5. File-like objects
How do we generate build side code (from the client side) acting on files that
don't exist yet and whose future location are unknown? File-like object. A
file-like object is something like a #<package>
, an #<operating-system>
or even
a #<origin>
(which represents a file on the internet). We can use them together
with g-expressions to construct new file-like objects. We call these things
file-like objects because once we ask the guix daemon to build them, they will
become files (or directories) and will be placed within the store somewhere in
/gnu/store/
. Our goal in the next section will be to construct a file-like
object containing the upgraded version of every idf file in our dataset.
6. Guix script
Here is what the code to do the multiple version updates look like.
#!/usr/bin/env -S guix build -f
!#
;; The shebang lets us execute it after having `chmod +x`-ed it.
(use-modules
(srfi srfi-1) ; List utilities
(guix gexp) ; For `gexp`, `local-file` and more.
(guix build utils) ; find-files
(terramorpha packages energyplus)) ; For the energyplus package itself
;; The whole chain of updates we need to go through
(define versions
'("9.5.0"
"9.6.0"
"22.1.0"
"22.2.0"
"23.1.0"
"23.2.0"
"24.1.0"))
update-version
is the procedure that does most of the work. It takes a file-like
object, a source version, a target version and returns a g-expression that
builds the file for the target version.
;; A single update step.
(define* (update-version file #:key from to)
;; Turns a version name in 1.2.3 format into its 1-2-3 format.
(define (turn-version v)
(string-map (lambda (c) (if (eq? c #\.)
#\-
c))
v))
;; The idd file that describes the source version format
(define fromidd (string-append "V" (turn-version from) "-Energy+.idd"))
;; The idd file that describes the source version format
(define toidd (string-append "V" (turn-version to) "-Energy+.idd"))
#~(begin
;; On the build side, we first have to copy the format
;; specifiers for both versions in the working directory.
(copy-file (string-append #$energyplus "/PreProcess/IDFVersionUpdater/" #$fromidd)
#$fromidd)
(copy-file (string-append #$energyplus "/PreProcess/IDFVersionUpdater/" #$toidd)
#$toidd)
;; We also have to copy the file to convert in the working
;; directory.
(copy-file #$file "./file.idf")
;; Then, we run the appropriate binary (named like
;; Transition-V1.2.3-to-V1.2.4) on the input file
(system* (string-append
#$energyplus
"/PreProcess/IDFVersionUpdater/Transition-V"
#$(turn-version from)
"-to-V"
#$(turn-version to))
"./file.idf")
;; Finally, we copy the output file to the output path. Here,
;; #$output is a special variable pointing to the output path of
;; the current build procedure. It is similar to the $@ variable
;; in makefiles.
(copy-file "./file.idfnew"
#$output)))
This procedure returns a G-expression that track as dependencies the input file and energyplus. However, while a G-expression correctly tracks its dependencies, it is not considered a "file-like object" that can be built by the guix build daemon. We need to wrap the G-expression with the computed-file procedure for that.

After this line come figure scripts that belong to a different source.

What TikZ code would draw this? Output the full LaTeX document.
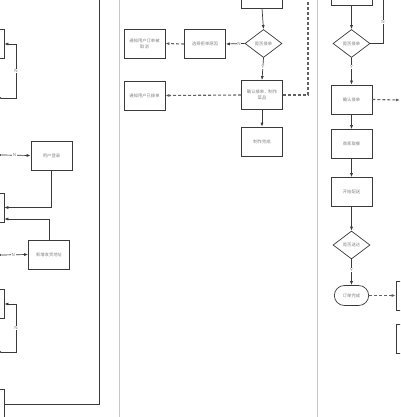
\documentclass[tikz,border=0pt]{standalone}
\usepackage{fontspec}
\newfontfamily\cjk{Noto Sans CJK SC}
\usetikzlibrary{shapes.geometric,arrows.meta,calc}
\definecolor{ln}{HTML}{3A3A3A}
\definecolor{tx}{HTML}{808080}
\definecolor{lane}{HTML}{B9CAD2}
\tikzset{
  box/.style={draw=ln, line width=0.7pt, minimum width=41pt, minimum height=29pt, inner sep=1pt, align=center, text width=38pt, font=\cjk\fontsize{4.3}{6}\selectfont, text=tx},
  dia/.style={draw=ln, line width=0.7pt, diamond, minimum width=37pt, minimum height=28pt, inner sep=0.5pt, font=\cjk\fontsize{4.3}{6}\selectfont, text=tx},
  term/.style={draw=ln, line width=0.7pt, rounded rectangle, minimum width=41pt, minimum height=20pt, font=\cjk\fontsize{4.3}{6}\selectfont, text=tx},
  arr/.style={draw=ln, line width=0.7pt, -{Latex[length=4pt,width=3pt]}},
  pln/.style={draw=ln, line width=0.7pt},
  dsh/.style={draw=ln!80, line width=1.1pt, dash pattern=on 3pt off 2pt},
  dsharr/.style={dsh, -{Latex[length=4pt,width=3pt]}},
  lab/.style={font=\sffamily\fontsize{4.5}{5}\selectfont, text=tx, fill=white, inner sep=0.6pt},
}
\usetikzlibrary{shapes.misc}
\begin{document}
\begin{tikzpicture}[x=1pt,y=-1pt]
\useasboundingbox (0,0) rectangle (400,417);
\fill[white] (0,0) rectangle (400,417);
\clip (0,0) rectangle (400,417);
% lane borders
\draw[lane, line width=0.8pt] (119.5,-2) -- (119.5,420);
\draw[lane, line width=0.8pt] (317,-2) -- (317,420);
% ---------------- left lane (partial shapes) ----------------
\node[term] (lt) at (-17,-7) {};
\node[box] (lb1) at (-16.5,44) {};
\node[dia] (ld1) at (-17.5,98) {};
\node[dia] (ld2) at (-17.5,155) {};
\node[box] (login) at (51.5,155.5) {用户登录};
\node[box] (lb2) at (-16.5,207.5) {};
\node[dia] (ld3) at (-17.5,255) {};
\node[box] (addr) at (49,254.5) {新增收货地址};
\node[box] (lb3) at (-16.5,304) {};
\node[dia] (ld4) at (-17.5,352) {};
\node[box] (lb4) at (-16.5,404) {};
\coordinate (ltop) at (99,-5);
\draw[arr] (ld1.east) -- (16,98) |- (lb1.east) node[pos=0.25, lab] {N};
\draw[arr] (ld2.east) -- node[pos=0.45, lab] {N} (login.west);
\draw[arr] (login.south) |- (lb2.east);
\draw[arr] (addr.north) |- ([yshift=-11.5pt]lb2.east);
\draw[arr] (ld3.east) -- node[pos=0.45, lab] {N} (addr.west);
\draw[arr] (ld4.east) -- (16,352) |- (lb3.east) node[pos=0.25, lab] {N};
\draw[pln] (lb4.east) -| (ltop);
% ---------------- middle lane ----------------
\node[box] (m0) at (262,-6.5) {};
\node[dia] (md) at (263.5,43.5) {是否接单};
\node[box] (reason) at (205,44) {选择拒单原因};
\node[box] (ncancel) at (144.5,43.5) {通知用户订单被\\取消};
\node[box] (mconf) at (262,95) {确认接单，制作\\菜品};
\node[box] (nacc) at (144.5,95.5) {通知用户已接单};
\node[box] (mdone) at (262,141.5) {制作完成};
\coordinate (mtop) at (308,-5);
\draw[arr] (m0.south) -- (md.north);
\draw[arr] (md.south) -- node[pos=0.4, lab] {Y} (mconf.north);
\draw[arr] (md.west) -- node[pos=0.3, lab] {N} (reason.east);
\draw[dsharr] (reason.west) -- (ncancel.east);
\draw[dsharr] (mconf.west) -- (nacc.east);
\draw[dsh] (mconf.east) -| (mtop);
\draw[arr] (mconf.south) -- (mdone.north);
% ---------------- right lane ----------------
\node[box] (r0) at (351.5,-9.5) {};
\node[dia] (rd) at (351.5,43.5) {是否接单};
\node[box] (rconf) at (351.5,99.5) {确认接单};
\node[box] (pick) at (351.5,144) {商家取餐};
\node[box] (go) at (351.5,192) {开始配送};
\node[dia] (rd2) at (351.5,245) {是否送达};
\node[term] (rdone) at (351.5,295.5) {订单完成};
\node[box] (rb1) at (416.5,295.5) {};
\node[box] (rb2) at (416.5,338.5) {};
\coordinate (rtop) at (383,-5);
\coordinate (rout) at (400,100);
\draw[arr] (r0.south) -- (rd.north);
\draw[pln] (rd.east) -| (rtop) node[pos=0.72, lab] {N};
\draw[arr] (rd.south) -- node[pos=0.35, lab] {Y} (rconf.north);
\draw[dsharr] (rconf.east) -- (rout);
\draw[arr] (rconf.south) -- (pick.north);
\draw[arr] (pick.south) -- (go.north);
\draw[arr] (go.south) -- (rd2.north);
\draw[arr] (rd2.south) -- node[pos=0.4, lab] {Y} (rdone.north);
\draw[dsharr] (rdone.east) -- (rb1.west);
\end{tikzpicture}
\end{document}
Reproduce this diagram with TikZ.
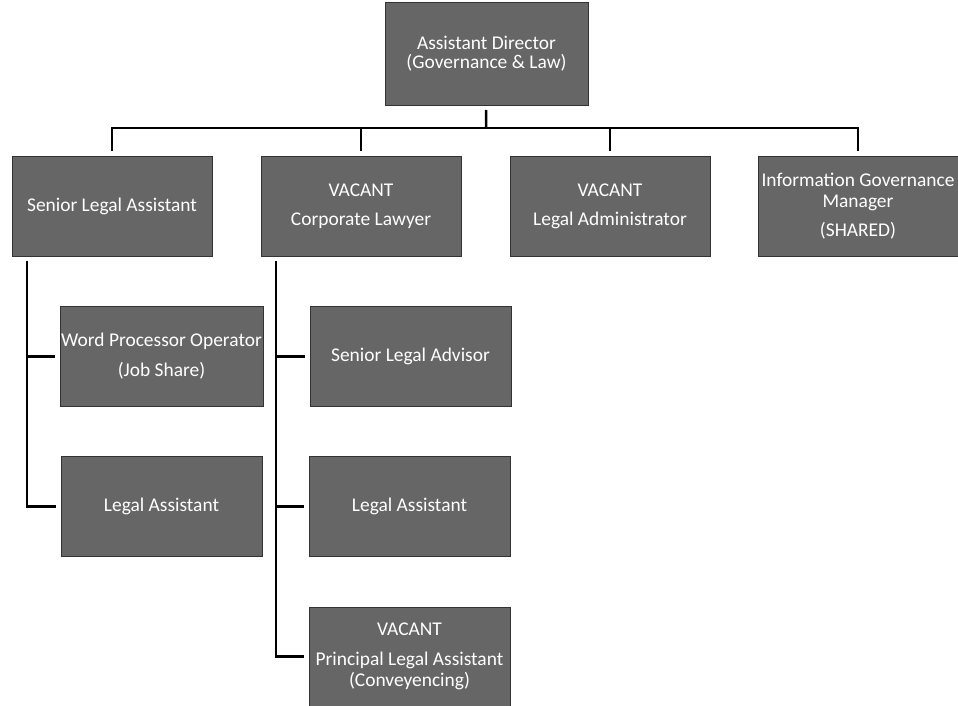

;; update-all-the-way takes a file name (from the client side) and
;; returns a file like object that, when built, will give the fully
;; updated idf file.
(define (update-all-the-way filename)
(define name (basename filename))
;; if we had version 1, 2, and 3, transitions would contain
;; transition procedures of the form (1 -> 2, 2 -> 3) where each
;; arrow takes a file like object pointing to an idf file from a
;; version and returns a file like object pointing to an idf file
;; from the next version.
(define transitions (map (lambda (from to)
(lambda (file)
(computed-file (string-append (car (string-split name #\.)) "-" to ".idf")
(update-version file
#:from from
#:to to)
;; This argument is
;; important to allow
;; guix to execute it on
;; remote machines.
#:local-build? #f)))
(list-head versions (1- (length versions)))
(cdr versions)))
;; We apply each transition procedure one after the other.
(fold (lambda (updater file) (updater file))
;; local-file is important to take a file on the client
;; file-system and turn it into a file-like object that will
;; be accessible on the build side.
(local-file filename) transitions))
(define prof
(getenv "GUIX_LOAD_PROFILE"))
;; We list every idf file in our dataset.
(define all-idf-files
(find-files (string-append prof "/share/energyplus/buildings/") ".*\\.idf"))
;; For each of these files, we create a file-like object for their
;; upgraded version.
(define all-the-updated-files
(map update-all-the-way all-idf-files))
;; In the last file-like object, we assemble every artifact into a
;; common directory.
(define new-dataset
(computed-file
"energyplus-dataset-family-1a-24.1.0"
;; with-imported-modules lets us add scheme libraries to be made
;; available on the build side. (guix build utils) provides the
;; `install-file` procedure.
(with-imported-modules
'((guix build utils))
#~(begin
(use-modules (guix build utils))
(for-each
(lambda (filename)
(install-file filename (string-append #$output "/share/energyplus/buildings/"))))
'#$all-the-updated-files))
#:local-build? #f))
;; We end the program with an expression so that the file can be executed with `guix build -f`
new-dataset
When the Guix build daemon tries to build the new-dataset
object, it will
encounter 3000 independent jobs containing about 6 steps each.
7. Offloading
If you have set up offloading, the guix daemon will automatically dispatch each of these jobs on one of the build machines. If you have many build machines, this can make the whole process of translating the idf files a whole log quicker. While being used as a computing cluster coordinator (it automatically tracks build jobs and artifacts) is not what Guix was originally made for, the fact it uses a general purpose language like Scheme lets us extend it to weird use cases. The same idea was also developped further by people from the scientific computing world which gave birth to the Guix Workflow Language.